TOKYO- The dollar scaled a two-week peak against its major peers on Thursday, as a rout in Treasuries improved the currency’s allure due to both higher US yields and demand for safe haven assets.
The dollar pushed to a two-week top versus the euro and extended its rebound from a more than two-month low to sterling following a two-day, 15-basis point jump above 4.6 percent for long-term Treasury yields
Spurred by a spate of stronger-than-expected economic data and a run of poorly received auctions, the Treasury market rout has spooked investors, sending global equities sliding sharply and spurring a rush to the safest assets.
The dollar index which measures the currency against six major peers, including the euro, sterling and the Japanese yen, reached the highest since May 14 at 105.17 on Thursday, following a 0.5 percent advance in the prior session.
“While countries globally have been debating USD dependence, it still remains a safe haven,” TD Securities strategists wrote in a note outlining “the basis for our medium-term stronger USD view.”
US securities “are still considered the asset of choice in times of uncertainty given high liquidity, stable democratic institutions, deep banking systems, and treatment of most domestic institutions as ‘too small to fail’ with government help ready at hand,” they wrote.

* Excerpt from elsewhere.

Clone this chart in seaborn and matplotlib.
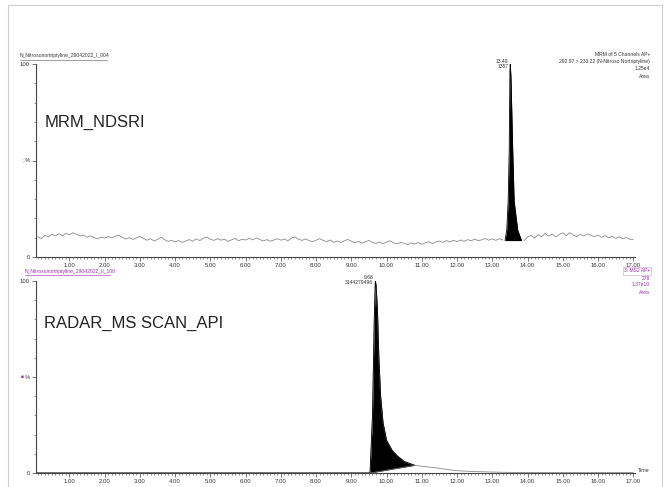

The euro slipped to $1.079375 for the first time since May 14, and sterling sank to $1.2696, continuing its retreat after reaching $1.2801 on Tuesday for the first time since March 21. The yen, however, climbed off an overnight four-week low of 157.715 per dollar to last trade at 157.36.
Japan’s currency has been marching steadily lower this month, heading back toward the 34-year trough of 160.245 from a month ago, which spurred a rapid rebound that market players strongly suspect to have been driven by two rounds of dollar-selling intervention by the Ministry of Finance and Bank of Japan.